Before you fill in the mail-order form for wildflower seeds or drive to your local garden centre for them, take some time to prepare the site for planting. As with any other garden, you need to have a plan of some kind. If you are unsure about your design abilities, talk to a landscape designer at you favourite garden centre. My book Canadian Garden Design has some suggestions and plans for a meadow garden as well as many other styles that can be adapted to use native plants.
- Remove turf from the area. Either remove the grass form the proposed planting area manually with a sharp spade, cover with black plastic for 4 or more weeks after daytime temperatures rise above 70°F (21°C), or spray with Wipe Out, an environmentally friendly non-selective week and grass killer. Note those words "non-selective" and the name- it isn't selective in what it wipes out. If it touches it, it will kill it!
- Turn the soil over. Cultivate the planting area with a rototiller or manually with a spade or shovel, turning the soil several times to loosen it.
- Spread a 2 to 3 in. (5 to 7.5 cm) layer of finished compost or composted cattle or steer manure over the entire planting area. The idea is to build up the organic content of the soil as generously as you can. If your soil is heavy and clay-like, double the amount of compost. Turn the compost in with the existing soil.
- Rake smooth. Using a hard rake or garden rake break up any clods of earth and smooth out the surface for planting. Now you are ready.
If you are sowing seed, do so by hand, allowing the seed mixture to roll off your forefinger as you wave your arm back and forth over the planting area. Rake smooth, using the back of the rake, and water thoroughly. Keep consistently wet for 4 to 6 weeks after sowing. In sunny weather, this usually means watering every day. Reduce watering frequency as the plants become well established, then stop watering except in severe drought.
| Garden Maintenance |
A native plant garden is not a non-maintenance garden.
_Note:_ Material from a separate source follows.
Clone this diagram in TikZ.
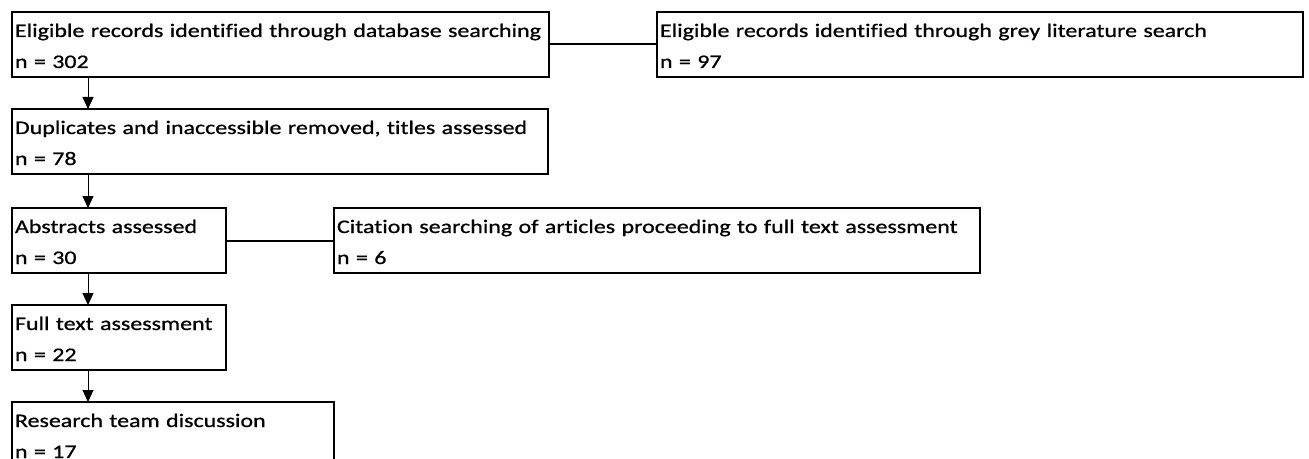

You have to maintain it, otherwise many invasive non-native species will take over. Primarily, this means judicious weeding out of unwanted plants as they appear. The best advice I can give you is to keep on top of this job in May, June and early July, before the "weeds" have put down a substantial root. If you wait until mid-summer to do it, you will have a huge job on your hands.
If you are establishing a native plant garden, you probably do not want to use these fertilizers. However, it does pay to apply a least a 2 1/2 in. (6.25 cm) layer of compost to the planted area every spring as a natural fertilizer.